Highlights from the first major day of Games For Change 2008:
- Chris Crawford suggested that the game industry is "creatively dead, or... perfectly marketed," like he did at GDC '06. He suggested people wanting to do dramatic new things with the medium to "go over, around or under the game industry, but don't waste your time going through it." Unlike his infamous speech at GDC, his message seemed uncannily on-point for a conference where more than half those in attendence are funded academically or via non-profit foundations. Personally, I have to agree that going through the game industry to fulfill your dreams is a waste of your time, and if your dream is of any value, humanity's time. Storytron has gone Alpha as of yesterday. We're going to review Hidden Agenda, the author of that game was also there talking about the early days of games that meant things.

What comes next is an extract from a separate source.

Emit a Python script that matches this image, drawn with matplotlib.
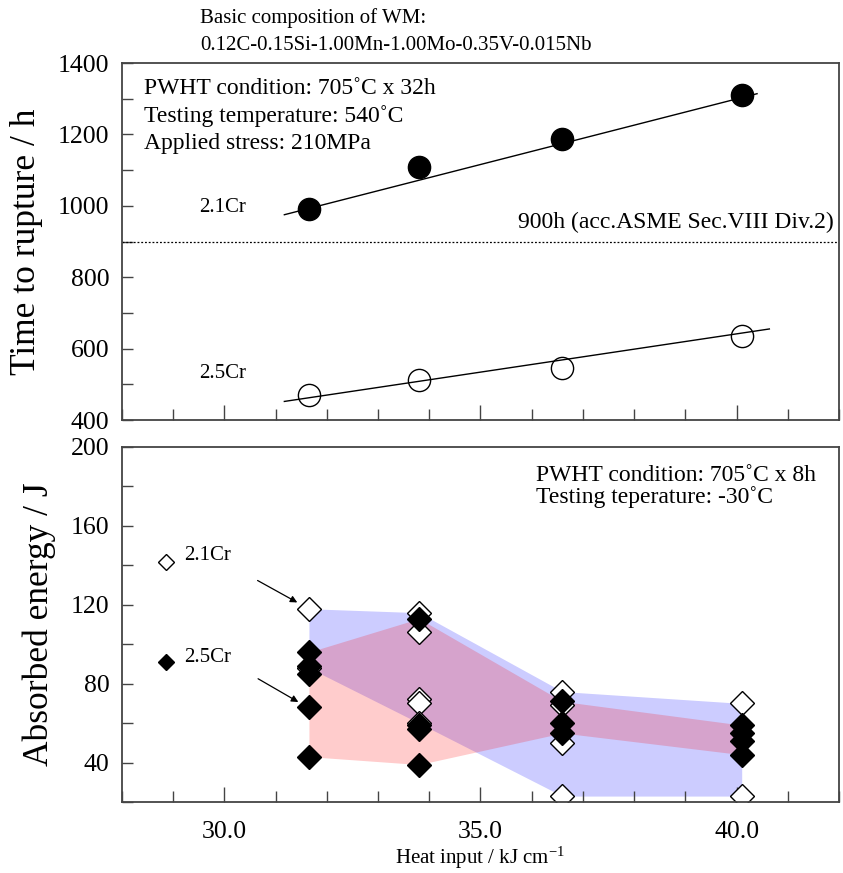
import numpy as np
import matplotlib
matplotlib.use("Agg")
from matplotlib import pyplot as plt
from matplotlib.ticker import MultipleLocator

plt.rcParams['font.family'] = ['Liberation Serif', 'DejaVu Serif']
plt.rcParams['mathtext.fontset'] = 'stix'

# heat input (kJ/cm) of the four welds
heat_input = [31.65, 33.8, 36.6, 40.1]

# creep rupture time (h)
rupture_21cr = [991, 1108, 1188, 1309]
rupture_25cr = [471, 513, 546, 634]
# trend lines
trend_21cr_x = [31.17, 40.40]
trend_21cr_y = [975, 1314]
trend_25cr_x = [31.17, 40.64]
trend_25cr_y = [452, 655]
asme_limit = 900

# absorbed energy (J), several specimens per weld
energy_21cr = [[118, 88], [116, 106, 72, 70, 60], [76, 69, 50, 23], [70, 23]]
energy_25cr = [[96, 89, 85, 68, 43], [113, 59, 57, 39], [71, 60, 55], [59, 55, 51, 44]]

W, H = 843, 873
fig = plt.figure(figsize=(W / 100, H / 100), dpi=100)

def box(l, t, r, b):
    return [l / W, 1 - b / H, (r - l) / W, (b - t) / H]

ax1 = fig.add_axes(box(122, 63, 839, 420))
ax2 = fig.add_axes(box(122, 447, 839, 802))

for ax in (ax1, ax2):
    ax.set_xlim(28, 42)
    ax.xaxis.set_major_locator(MultipleLocator(5))
    ax.xaxis.set_minor_locator(MultipleLocator(1))
    ax.tick_params(axis='x', which='major', direction='in', length=11, width=1, color='#444444', labelsize=18.5, pad=14)
    ax.tick_params(axis='x', which='minor', direction='in', length=8, width=1, color='#444444')
    ax.tick_params(axis='y', which='both', direction='in', length=8, width=1, color='#444444', labelsize=18.5, pad=9)
    for s in ax.spines.values():
        s.set_color('#444444')
        s.set_linewidth(1.3)

# ---- top: time to rupture ----
ax1.set_ylim(400, 1400)
ax1.yaxis.set_major_locator(MultipleLocator(200))
ax1.yaxis.set_minor_locator(MultipleLocator(100))
ax1.tick_params(axis='x', labelbottom=False)
ax1.set_ylabel('Time to rupture / h', fontsize=25.5, labelpad=11)

ax1.plot(trend_21cr_x, trend_21cr_y, color='black', lw=1)
ax1.plot(trend_25cr_x, trend_25cr_y, color='black', lw=1)
ax1.plot(heat_input, rupture_21cr, 'o', ms=16, mfc='black', mec='black', ls='none')
ax1.plot(heat_input, rupture_25cr, 'o', ms=16, mfc='none', mec='black', mew=1, ls='none')
ax1.axhline(asme_limit, color='black', lw=0.9, ls=(0, (1.5, 1.5)))
ax1.text(41.9, asme_limit + 25, '900h (acc.ASME Sec.VIII Div.2)', fontsize=17, ha='right', va='bottom')
ax1.text(29.5, 996, '2.1Cr', fontsize=15, va='center')
ax1.text(29.5, 529, '2.5Cr', fontsize=15, va='center')
ax1.text(0.03, 0.958, 'PWHT condition: 705˚C x 32h\nTesting temperature: 540˚C\nApplied stress: 210MPa',
         transform=ax1.transAxes, fontsize=17, va='top', linespacing=1.38)

fig.text(200 / W, 1 - 18 / H, 'Basic composition of WM:', fontsize=15, va='center')
fig.text(200 / W, 1 - 46 / H, '0.12C-0.15Si-1.00Mn-1.00Mo-0.35V-0.015Nb', fontsize=15, va='center')

# ---- bottom: absorbed energy ----
ax2.set_ylim(20, 200)
ax2.yaxis.set_major_locator(MultipleLocator(40))
ax2.yaxis.set_minor_locator(MultipleLocator(20))
ax2.set_xticks([30, 35, 40])
ax2.set_xticklabels(['30.0', '35.0', '40.0'])
ax2.set_ylabel('Absorbed energy / J', fontsize=25.5, labelpad=11)
ax2.set_xlabel('Heat input / kJ cm$^{\\mathregular{-1}}$', fontsize=15, labelpad=1)

lo21 = [min(v) for v in energy_21cr]
hi21 = [max(v) for v in energy_21cr]
lo25 = [min(v) for v in energy_25cr]
hi25 = [max(v) for v in energy_25cr]
ax2.fill_between(heat_input, lo21, hi21, color='#0000ff', alpha=0.2, lw=0)
ax2.fill_between(heat_input, lo25, hi25, color='#ff0000', alpha=0.2, lw=0)

for x, vals in zip(heat_input, energy_21cr):
    ax2.plot([x] * len(vals), vals, 'D', ms=12, mfc='white', mec='black', mew=1, ls='none')
for x, vals in zip(heat_input, energy_25cr):
    ax2.plot([x] * len(vals), vals, 'D', ms=12, mfc='black', mec='black', mew=1, ls='none')

# legend markers and labels
ax2.plot([28.86], [141.6], 'D', ms=8.5, mfc='white', mec='black', mew=1)
ax2.plot([28.86], [91], 'D', ms=8.5, mfc='black', mec='black')
ax2.text(29.22, 145, '2.1Cr', fontsize=15, va='center')
ax2.text(29.22, 93.5, '2.5Cr', fontsize=15, va='center')
ax2.annotate('', xy=(31.47, 120.5), xytext=(30.6, 133),
             arrowprops=dict(arrowstyle='-|>', color='black', lw=0.9, mutation_scale=10))
ax2.annotate('', xy=(31.49, 70), xytext=(30.61, 83.2),
             arrowprops=dict(arrowstyle='-|>', color='black', lw=0.9, mutation_scale=10))

ax2.text(0.578, 0.95, 'PWHT condition: 705˚C x 8h\nTesting teperature: -30˚C',
         transform=ax2.transAxes, fontsize=17, va='top', linespacing=1.0)

fig.savefig('out.png', dpi=100)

- Some perspectives on doing games for news portals. Highlight: eye tracking metrics!
- Values@Play: a series of experimental games made by students or in collaboration with Mary Flanagan, Celia Pierce and Tracy Fullerton. Some interesting stuff, multiple Monsanto games (I was talking with Rinku about making a game called pHood, but it seems like they got that subject locked down). Watch for critical reviews right here y'all.
- Arrrg!: sort of a cursory intro to ARGs/BUGs. What's intersting: the ludo/narrative divide that we all conjured out of the black ether for digital games, and then recently realized was imaginary, is almost formically alive in the categorical divide between Alternate Reality Games and Big Urban Games. I think stuff like World Without Oil could benefit from strong mechanical feedback, which coupled with progressive disclosure could keep it fresh for non-gamers and gamers alike. One day I'm going to design Bodhisattava Blues.

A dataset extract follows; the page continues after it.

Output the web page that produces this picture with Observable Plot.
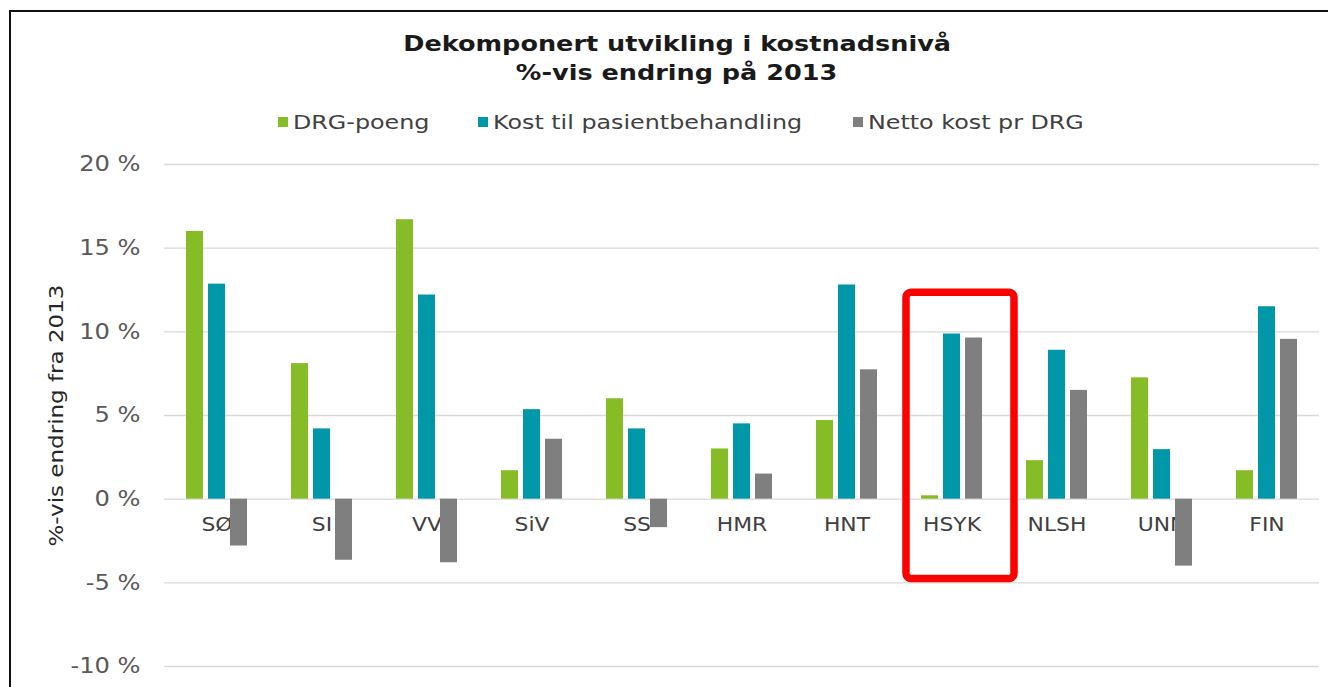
<!DOCTYPE html>
<html>
<head>
<meta charset="utf-8">
<script src="https://cdn.jsdelivr.net/npm/d3@7"></script>
<script src="https://cdn.jsdelivr.net/npm/@observablehq/plot@0.6"></script>
<style>
  html, body { margin: 0; padding: 0; background: #fff; overflow: hidden; width: 1328px; height: 687px; }
  body { position: relative; font-family: "DejaVu Sans", Verdana, sans-serif; }
  #frame { position: absolute; left: 9px; top: 10px; width: 1400px; height: 800px;
           border-top: 2px solid #111; border-left: 2px solid #111; box-sizing: border-box; }
  .title { position: absolute; left: 0; width: 1354px; text-align: center; font-weight: bold;
           font-size: 22px; line-height: 26px; color: #1a1a1a; white-space: nowrap; }
  .title span { display: inline-block; transform: scaleX(1.16); }
  .leg-item { position: absolute; top: 110px; height: 24px; white-space: nowrap; }
  .leg-sw { position: absolute; top: 7px; left: 0; width: 10px; height: 10px; }
  .leg-tx { position: absolute; left: 15px; top: 0; font-size: 20px; line-height: 24px; color: #404040;
            transform: scaleX(1.19); transform-origin: left center; }
  #chart { position: absolute; left: 0; top: 0; }
</style>
</head>
<body>
<div id="frame"></div>
<div class="title" style="top:31px"><span id="t1"></span></div>
<div class="title" style="top:60px"><span id="t2"></span></div>
<div id="legend"></div>
<div id="chart"></div>
<script>
// ---- data ----
const titleLines = ["Dekomponert utvikling i kostnadsnivå", "%-vis endring på 2013"];
const yLabel = "%-vis endring fra 2013";
const categories = ["SØ", "SI", "VV", "SiV", "SS", "HMR", "HNT", "HSYK", "NLSH", "UNN", "FIN"];
const series = ["DRG-poeng", "Kost til pasientbehandling", "Netto kost pr DRG"];
const drgPoeng    = [16.0, 8.1, 16.7, 1.7, 6.0, 3.0, 4.7, 0.2, 2.3, 7.25, 1.7];
const kostPasient = [12.85, 4.2, 12.2, 5.35, 4.2, 4.5, 12.8, 9.87, 8.9, 2.96, 11.5];
const nettoKost   = [-2.8, -3.65, -3.8, 3.58, -1.7, 1.5, 7.73, 9.63, 6.5, -4.0, 9.55];
const yTicks = [-10, -5, 0, 5, 10, 15, 20];
const colors = ["#86bc25", "#0097a9", "#7f7f7f"];
const highlight = [{cat: "HSYK", low: -4.77, high: 12.34}];

// ---- layout (not data) ----
const legendX = [278, 478, 853];

document.getElementById("t1").textContent = titleLines[0];
document.getElementById("t2").textContent = titleLines[1];

const legend = document.getElementById("legend");
series.forEach((s, i) => {
  const it = document.createElement("div");
  it.className = "leg-item";
  it.style.left = legendX[i] + "px";
  const sw = document.createElement("div");
  sw.className = "leg-sw";
  sw.style.background = colors[i];
  const tx = document.createElement("div");
  tx.className = "leg-tx";
  tx.textContent = s;
  it.append(sw, tx);
  legend.append(it);
});

const valuesBySeries = [drgPoeng, kostPasient, nettoKost];
const data = [];
categories.forEach((c, j) => series.forEach((s, i) => data.push({cat: c, series: s, value: valuesBySeries[i][j]})));

const plot = Plot.plot({
  width: 1328,
  height: 700,
  marginTop: 164,
  marginBottom: 34,
  marginLeft: 162,
  marginRight: 8,
  style: {fontFamily: '"DejaVu Sans", Verdana, sans-serif', background: "transparent", overflow: "visible"},
  fx: {domain: categories, padding: 0, axis: null},
  x: {domain: series, paddingInner: 0.22, paddingOuter: 0.9, axis: null},
  y: {domain: [-10, 20], axis: null},
  color: {domain: series, range: colors},
  marks: [
    Plot.gridY(yTicks, {stroke: "#d9d9d9", strokeOpacity: 1, strokeWidth: 1.3}),
    Plot.axisY(yTicks, {tickSize: 0, tickPadding: 24, tickFormat: d => `${d} %`, fontSize: 21, fill: "#595959", label: null}),
    Plot.text([yLabel], {fx: () => categories[0], frameAnchor: "left", textAnchor: "middle", text: d => d, rotate: -90, dx: -108, fontSize: 20, fill: "#262626"}),
    Plot.text(categories, {fx: d => d, y: () => 0, text: d => d, dy: 26, fontSize: 19, fill: "#404040"}),
    Plot.barY(data, {fx: "cat", x: "series", y: "value", fill: "series"}),
    Plot.barY(highlight, {fx: "cat", y1: "low", y2: "high", fill: "none", stroke: "#ff0000", strokeWidth: 7.5, rx: 5, insetLeft: 7, insetRight: -10})
  ]
});
document.getElementById("chart").append(plot);

// widen glyphs to match the reference's wide typeface
plot.querySelectorAll("text").forEach(t => {
  const len = t.getComputedTextLength();
  if (len > 0) {
    t.setAttribute("textLength", len * 1.15);
    t.setAttribute("lengthAdjust", "spacingAndGlyphs");
  }
});
</script>
</body>
</html>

- XNA: if you abstract XNA to "X", where "X" is some other more interesting content creation platform, maybe one that can serve browser-embedded clients cross-platform, then he actually had a great point. Oddly enough, his comment on getting all your good ideas beaten out of you after ten years in the industry, right around when you might be able to execute them, echoed Chris's earlier comments.
- City Planning: Dave Thomas (not to be confused with the Wendy's guy) and Justin Hollander talked quite sharply about the dynamic conflicts underlying the long-term development of cities, why SimCity is a poor model (hail Stalin!) and suggested ways that better urban planning games might be made, which reflected on more general design in an interesting way. It's like: design a game where the gameplay teaches players to design a city without designing it because it's impossible to "design" a city. Once you understand that, you will have mastered game design.

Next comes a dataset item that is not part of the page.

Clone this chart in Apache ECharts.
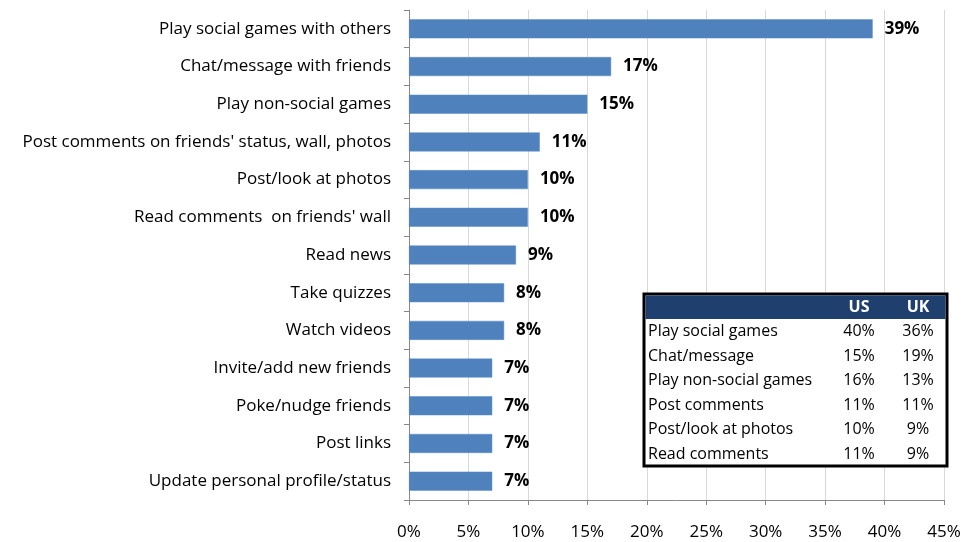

- Keynote: James Paul Gee and Eric Zimmerman standing in for Jenkins rapped (no beatbox) about the state of procedural literacy and the survival premium that this kind of literacy has in the 21st century, when complex systems interact in ugly ways that threaten us all. Seemed to cement a resolution that the wider community is starting to get how to leverage interactivity, while previous conferences were a bit of a basic primer for noobz.
I got to meet Paolo Pedercini, he's working on a new game called Oilgarchy which is about peak oil, and might do another Monsanto game. Soon, Monsanto games will reign down in a saturation akin to terminator seeds or social network sites. He also told me something that is probably historic, but it hasn't gone public yet.
Leigh Alexander declined my offer to do a Hentai Game for Change.














Hentai Games for Change?
Hentai Games for Change?
Intriguing...could you elaborate?
FTW
Aw, just thought I'd close on a joke.